Stephen Covey has been the first to admit that he didn’t invent the 7 Habits. Most who have read his book and put into practice realize that the habits are logical, common sense, natural and realistic. Many will also admit that they are not easy to put into play. For me, the difficulty comes from breaking out of my day-to-day old habits and to stop racing to the finish line. The habits require us to rethink so much and to admit to ourselves (and to help others) to see that it really is about the journey.

The first chapter of the 7 Habits establishes guideposts so we can understand the fundamentals along our journey. First, Covey makes the argument that we should be focusing on Character Ethic and not Personality Ethic. I won’t repeat the arguments here, but the essentials are that real change comes when we focus on our character, the inside, the root of our self, as opposed to techniques and tricks that are presented externally and interpreted as our Personality. He doesn’t name names but the Personality Ethic is best exposed in books like Dale Carnegie’s How to Win Friends and Influence People. Covey encourages us to look deeper than technique.
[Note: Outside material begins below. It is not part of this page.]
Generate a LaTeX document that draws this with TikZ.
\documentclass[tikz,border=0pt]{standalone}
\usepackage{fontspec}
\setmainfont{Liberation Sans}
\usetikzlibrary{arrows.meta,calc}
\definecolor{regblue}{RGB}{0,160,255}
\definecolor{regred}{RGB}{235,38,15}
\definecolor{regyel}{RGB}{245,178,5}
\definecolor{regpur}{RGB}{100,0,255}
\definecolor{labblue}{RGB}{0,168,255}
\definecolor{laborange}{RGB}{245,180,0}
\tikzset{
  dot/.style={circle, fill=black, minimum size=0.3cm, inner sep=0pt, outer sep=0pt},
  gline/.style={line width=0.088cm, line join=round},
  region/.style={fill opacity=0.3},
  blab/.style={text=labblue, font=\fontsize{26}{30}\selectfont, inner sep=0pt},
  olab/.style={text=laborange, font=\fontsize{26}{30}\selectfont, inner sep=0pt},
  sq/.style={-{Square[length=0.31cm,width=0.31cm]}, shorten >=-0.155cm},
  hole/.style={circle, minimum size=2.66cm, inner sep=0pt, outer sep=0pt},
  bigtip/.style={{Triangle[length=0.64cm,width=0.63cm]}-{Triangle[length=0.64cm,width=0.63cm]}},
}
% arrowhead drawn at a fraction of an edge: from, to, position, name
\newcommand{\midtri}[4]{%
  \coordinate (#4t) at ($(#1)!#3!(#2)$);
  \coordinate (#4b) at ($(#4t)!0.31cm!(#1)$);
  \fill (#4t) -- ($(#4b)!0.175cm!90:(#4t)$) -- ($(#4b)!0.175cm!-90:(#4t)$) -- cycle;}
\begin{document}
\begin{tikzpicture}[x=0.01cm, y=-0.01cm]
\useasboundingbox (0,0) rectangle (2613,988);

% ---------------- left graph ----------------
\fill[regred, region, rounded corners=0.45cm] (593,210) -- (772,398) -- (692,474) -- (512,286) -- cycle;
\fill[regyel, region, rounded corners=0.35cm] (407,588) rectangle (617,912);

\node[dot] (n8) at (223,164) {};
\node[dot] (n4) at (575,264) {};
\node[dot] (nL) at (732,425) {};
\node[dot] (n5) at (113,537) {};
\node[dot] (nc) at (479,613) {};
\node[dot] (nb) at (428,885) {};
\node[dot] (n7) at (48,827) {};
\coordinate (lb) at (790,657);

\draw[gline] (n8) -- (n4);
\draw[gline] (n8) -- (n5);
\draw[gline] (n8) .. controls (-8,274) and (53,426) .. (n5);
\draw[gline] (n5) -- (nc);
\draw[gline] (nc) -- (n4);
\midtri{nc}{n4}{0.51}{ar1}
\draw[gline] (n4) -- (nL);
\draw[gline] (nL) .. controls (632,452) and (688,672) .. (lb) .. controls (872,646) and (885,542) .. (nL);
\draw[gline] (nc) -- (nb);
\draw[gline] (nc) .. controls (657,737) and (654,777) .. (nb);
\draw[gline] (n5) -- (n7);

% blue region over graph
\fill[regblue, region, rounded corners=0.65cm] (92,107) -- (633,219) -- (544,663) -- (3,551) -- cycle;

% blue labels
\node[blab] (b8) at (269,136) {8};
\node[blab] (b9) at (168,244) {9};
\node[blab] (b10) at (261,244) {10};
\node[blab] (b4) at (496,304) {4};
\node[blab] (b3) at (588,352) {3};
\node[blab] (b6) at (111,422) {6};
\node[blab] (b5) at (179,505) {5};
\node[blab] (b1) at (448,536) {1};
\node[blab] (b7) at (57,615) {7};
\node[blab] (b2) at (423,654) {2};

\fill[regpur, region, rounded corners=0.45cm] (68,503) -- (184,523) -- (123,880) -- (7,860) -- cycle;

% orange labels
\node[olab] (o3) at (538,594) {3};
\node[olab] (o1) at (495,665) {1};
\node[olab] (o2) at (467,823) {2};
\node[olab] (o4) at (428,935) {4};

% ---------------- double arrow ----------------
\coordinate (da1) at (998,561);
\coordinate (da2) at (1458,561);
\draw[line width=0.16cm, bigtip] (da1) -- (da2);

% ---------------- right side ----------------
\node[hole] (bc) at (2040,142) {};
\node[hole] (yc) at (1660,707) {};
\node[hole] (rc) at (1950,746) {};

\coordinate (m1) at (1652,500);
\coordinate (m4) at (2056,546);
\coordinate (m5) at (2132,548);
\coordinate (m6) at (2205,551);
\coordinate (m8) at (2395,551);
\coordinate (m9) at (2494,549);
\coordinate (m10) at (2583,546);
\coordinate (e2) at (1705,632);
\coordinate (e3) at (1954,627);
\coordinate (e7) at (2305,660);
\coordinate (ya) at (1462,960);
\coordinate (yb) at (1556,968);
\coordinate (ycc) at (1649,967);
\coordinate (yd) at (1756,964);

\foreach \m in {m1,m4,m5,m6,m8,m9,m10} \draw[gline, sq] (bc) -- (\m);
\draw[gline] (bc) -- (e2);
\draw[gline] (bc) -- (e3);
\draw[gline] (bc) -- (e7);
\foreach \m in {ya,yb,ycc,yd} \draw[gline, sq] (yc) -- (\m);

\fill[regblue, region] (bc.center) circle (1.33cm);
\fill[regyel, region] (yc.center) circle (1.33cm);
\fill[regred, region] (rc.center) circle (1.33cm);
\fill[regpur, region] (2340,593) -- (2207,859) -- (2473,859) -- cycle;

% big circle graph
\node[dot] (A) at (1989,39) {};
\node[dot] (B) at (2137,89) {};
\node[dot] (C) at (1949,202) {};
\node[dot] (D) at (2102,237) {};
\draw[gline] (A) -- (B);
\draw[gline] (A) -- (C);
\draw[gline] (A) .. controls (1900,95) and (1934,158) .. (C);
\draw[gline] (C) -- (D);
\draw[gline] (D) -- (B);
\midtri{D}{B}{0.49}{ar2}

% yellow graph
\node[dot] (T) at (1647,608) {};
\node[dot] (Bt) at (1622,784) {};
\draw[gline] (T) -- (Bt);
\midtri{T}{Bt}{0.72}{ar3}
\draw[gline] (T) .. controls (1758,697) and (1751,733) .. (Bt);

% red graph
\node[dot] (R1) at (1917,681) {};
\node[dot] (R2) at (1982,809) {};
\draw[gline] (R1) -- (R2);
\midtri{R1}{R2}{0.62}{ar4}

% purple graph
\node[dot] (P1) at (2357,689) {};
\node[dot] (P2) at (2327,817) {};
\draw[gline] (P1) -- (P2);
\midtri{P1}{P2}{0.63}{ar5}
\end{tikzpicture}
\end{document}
As project managers, this is an important topic to understand. I posted before about exhibiting the right behaviour as a PM (Oops I did it again). Many books and “experts” are willing to hand out tips and tricks to “motivate your team”, “get buy in from your sponsors”, “negotiate with vendors”, etc. Without a strong character, your tips and tricks are exposed for exactly what they are – manipulative behaviour. Like caring for a garden- nurture the soil and roots and beautiful blossoms will emerge.

Paradigms are how each of us see our world – the lens in which we view all. How many times have you been emersed in an argument with another person. You are completely convinced you are right and they are wrong. How many times in the heat of that argument have you stopped and said to yourself – “I believe I’m 100% right, I bet she thinks she is 100% right too and all our arguing isn’t going to change either of our views.” Not many times I’m sure. We spend our time and energy trying to convince the other person that our Paradigm is the right one. That is what is important to understand about paradigms – they are our perceptions and that means they can change.
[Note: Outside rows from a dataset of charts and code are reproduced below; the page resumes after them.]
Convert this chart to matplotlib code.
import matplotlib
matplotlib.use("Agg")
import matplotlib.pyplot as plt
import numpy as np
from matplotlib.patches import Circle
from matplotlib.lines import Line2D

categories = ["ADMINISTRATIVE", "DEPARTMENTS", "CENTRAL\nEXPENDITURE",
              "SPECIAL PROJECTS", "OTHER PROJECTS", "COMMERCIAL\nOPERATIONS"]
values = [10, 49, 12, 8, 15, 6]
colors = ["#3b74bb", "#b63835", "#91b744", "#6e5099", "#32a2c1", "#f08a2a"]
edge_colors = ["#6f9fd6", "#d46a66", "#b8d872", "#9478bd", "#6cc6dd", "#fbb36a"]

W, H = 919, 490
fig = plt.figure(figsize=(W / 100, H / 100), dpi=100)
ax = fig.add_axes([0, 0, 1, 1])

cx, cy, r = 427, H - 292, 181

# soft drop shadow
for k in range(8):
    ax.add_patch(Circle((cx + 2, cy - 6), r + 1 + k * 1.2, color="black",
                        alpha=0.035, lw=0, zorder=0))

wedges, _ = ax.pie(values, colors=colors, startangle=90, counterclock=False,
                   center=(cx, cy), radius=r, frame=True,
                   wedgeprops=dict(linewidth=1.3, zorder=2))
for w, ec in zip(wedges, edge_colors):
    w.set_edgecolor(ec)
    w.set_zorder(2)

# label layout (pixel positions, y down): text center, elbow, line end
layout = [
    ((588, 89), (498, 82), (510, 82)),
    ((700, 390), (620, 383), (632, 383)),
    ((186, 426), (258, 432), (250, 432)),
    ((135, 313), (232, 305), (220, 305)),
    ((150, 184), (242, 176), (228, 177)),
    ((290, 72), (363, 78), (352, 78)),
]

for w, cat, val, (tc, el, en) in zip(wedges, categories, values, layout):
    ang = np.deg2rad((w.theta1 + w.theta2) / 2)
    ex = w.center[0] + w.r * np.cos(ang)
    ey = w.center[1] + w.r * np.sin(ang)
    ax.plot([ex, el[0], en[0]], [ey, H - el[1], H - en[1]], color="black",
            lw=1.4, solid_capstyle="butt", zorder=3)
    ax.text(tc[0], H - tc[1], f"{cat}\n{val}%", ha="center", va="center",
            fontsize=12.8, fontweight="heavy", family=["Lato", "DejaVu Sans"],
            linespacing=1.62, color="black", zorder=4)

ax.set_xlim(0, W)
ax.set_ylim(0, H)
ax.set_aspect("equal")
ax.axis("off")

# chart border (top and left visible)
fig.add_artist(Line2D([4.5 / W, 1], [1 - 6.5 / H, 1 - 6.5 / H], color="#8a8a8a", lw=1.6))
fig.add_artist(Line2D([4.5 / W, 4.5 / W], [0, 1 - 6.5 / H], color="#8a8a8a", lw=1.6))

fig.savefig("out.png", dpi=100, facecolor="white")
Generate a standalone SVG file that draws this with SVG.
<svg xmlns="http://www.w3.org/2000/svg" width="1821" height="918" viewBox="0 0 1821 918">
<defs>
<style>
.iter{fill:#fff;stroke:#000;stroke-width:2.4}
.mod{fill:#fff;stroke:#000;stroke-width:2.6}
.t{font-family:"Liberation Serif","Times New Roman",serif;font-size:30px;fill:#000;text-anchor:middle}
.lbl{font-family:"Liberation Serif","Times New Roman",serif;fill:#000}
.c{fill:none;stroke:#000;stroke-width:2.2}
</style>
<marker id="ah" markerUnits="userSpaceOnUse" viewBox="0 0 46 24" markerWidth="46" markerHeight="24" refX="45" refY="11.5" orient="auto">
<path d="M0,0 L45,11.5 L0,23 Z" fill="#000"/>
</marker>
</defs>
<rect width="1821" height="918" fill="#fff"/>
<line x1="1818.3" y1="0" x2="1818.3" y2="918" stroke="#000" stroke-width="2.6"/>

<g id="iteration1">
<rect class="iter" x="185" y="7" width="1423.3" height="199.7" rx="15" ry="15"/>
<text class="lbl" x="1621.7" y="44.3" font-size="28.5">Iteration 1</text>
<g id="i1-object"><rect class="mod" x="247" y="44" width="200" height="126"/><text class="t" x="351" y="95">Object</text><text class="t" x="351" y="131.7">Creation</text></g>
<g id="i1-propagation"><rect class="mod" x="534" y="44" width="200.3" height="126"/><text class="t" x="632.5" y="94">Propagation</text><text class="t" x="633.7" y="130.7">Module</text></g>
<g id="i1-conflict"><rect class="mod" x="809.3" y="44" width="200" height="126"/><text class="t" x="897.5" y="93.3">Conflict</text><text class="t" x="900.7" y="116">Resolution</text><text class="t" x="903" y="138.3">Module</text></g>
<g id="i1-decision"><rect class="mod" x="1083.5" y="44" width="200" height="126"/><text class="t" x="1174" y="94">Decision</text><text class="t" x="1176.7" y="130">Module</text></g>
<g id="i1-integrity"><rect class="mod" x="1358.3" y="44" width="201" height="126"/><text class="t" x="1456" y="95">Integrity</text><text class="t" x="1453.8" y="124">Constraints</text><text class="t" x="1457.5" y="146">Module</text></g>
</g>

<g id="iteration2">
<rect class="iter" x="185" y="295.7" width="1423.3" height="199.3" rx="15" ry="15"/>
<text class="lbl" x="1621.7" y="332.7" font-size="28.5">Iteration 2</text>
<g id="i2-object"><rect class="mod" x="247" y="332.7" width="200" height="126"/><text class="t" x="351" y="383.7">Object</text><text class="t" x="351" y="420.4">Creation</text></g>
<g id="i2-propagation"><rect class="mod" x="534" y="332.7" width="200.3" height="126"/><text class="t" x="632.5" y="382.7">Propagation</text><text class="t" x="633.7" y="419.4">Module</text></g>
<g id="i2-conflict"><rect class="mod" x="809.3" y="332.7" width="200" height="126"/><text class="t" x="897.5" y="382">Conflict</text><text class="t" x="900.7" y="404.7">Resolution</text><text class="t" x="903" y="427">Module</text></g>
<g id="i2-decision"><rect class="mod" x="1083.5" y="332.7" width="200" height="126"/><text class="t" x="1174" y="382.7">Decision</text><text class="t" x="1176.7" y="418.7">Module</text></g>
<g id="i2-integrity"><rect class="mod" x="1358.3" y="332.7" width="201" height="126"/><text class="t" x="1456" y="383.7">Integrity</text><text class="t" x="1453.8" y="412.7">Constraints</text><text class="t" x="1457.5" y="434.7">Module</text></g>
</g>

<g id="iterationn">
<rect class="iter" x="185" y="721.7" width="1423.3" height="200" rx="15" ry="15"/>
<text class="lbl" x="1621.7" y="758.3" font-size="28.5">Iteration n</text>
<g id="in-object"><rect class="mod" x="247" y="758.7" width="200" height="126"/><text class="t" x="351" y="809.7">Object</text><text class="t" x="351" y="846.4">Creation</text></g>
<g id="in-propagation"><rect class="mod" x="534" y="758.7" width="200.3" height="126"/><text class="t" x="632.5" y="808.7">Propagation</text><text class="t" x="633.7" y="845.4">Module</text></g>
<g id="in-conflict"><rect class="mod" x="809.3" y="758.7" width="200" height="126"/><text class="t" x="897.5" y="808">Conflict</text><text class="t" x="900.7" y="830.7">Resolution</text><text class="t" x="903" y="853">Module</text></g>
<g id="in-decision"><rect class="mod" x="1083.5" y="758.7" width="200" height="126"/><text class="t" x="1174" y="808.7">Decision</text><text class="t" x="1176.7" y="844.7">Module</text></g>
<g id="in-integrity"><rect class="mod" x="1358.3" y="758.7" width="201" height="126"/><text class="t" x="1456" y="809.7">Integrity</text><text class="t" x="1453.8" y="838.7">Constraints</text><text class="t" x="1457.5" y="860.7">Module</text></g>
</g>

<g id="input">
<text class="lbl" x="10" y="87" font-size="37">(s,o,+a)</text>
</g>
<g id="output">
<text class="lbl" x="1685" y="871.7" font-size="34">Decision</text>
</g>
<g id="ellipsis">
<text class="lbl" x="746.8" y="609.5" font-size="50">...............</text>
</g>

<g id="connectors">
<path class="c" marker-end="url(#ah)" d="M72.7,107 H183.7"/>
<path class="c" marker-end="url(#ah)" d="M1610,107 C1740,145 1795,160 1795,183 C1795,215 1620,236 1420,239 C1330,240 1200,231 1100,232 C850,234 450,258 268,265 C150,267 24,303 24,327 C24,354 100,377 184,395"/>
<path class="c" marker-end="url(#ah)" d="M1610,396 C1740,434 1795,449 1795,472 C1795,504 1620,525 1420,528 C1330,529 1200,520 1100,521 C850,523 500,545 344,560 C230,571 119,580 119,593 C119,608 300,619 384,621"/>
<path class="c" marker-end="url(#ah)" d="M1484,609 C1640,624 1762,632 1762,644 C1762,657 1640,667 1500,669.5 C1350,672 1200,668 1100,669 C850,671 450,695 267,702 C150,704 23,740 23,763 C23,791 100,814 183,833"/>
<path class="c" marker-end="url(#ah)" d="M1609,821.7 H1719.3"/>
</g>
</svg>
How can we use the concept of paradigms as PMs? Understand they exist for us and for our teams and customers. Next time you sense that you and someone on your project are not on the same page, try not to dig your feet in deeper. Be willing to possibly shift your paradigm, or at a minimum, understand that there are different paradigms.

The last topic I want to cover is Principles. Principles are time tested. They are not new and they are definitely not quick fixes. We’ve all heard of them – Do unto others as you’d have done to you, seek first to understand, etc. The 7 Habits are heavily rooted in principles. That is why the 7 Habits are always timely and did not fade into history – victim to the next “management fad”. Living with these values is part of the journey. Keep that in mind. Do just list them and check them off.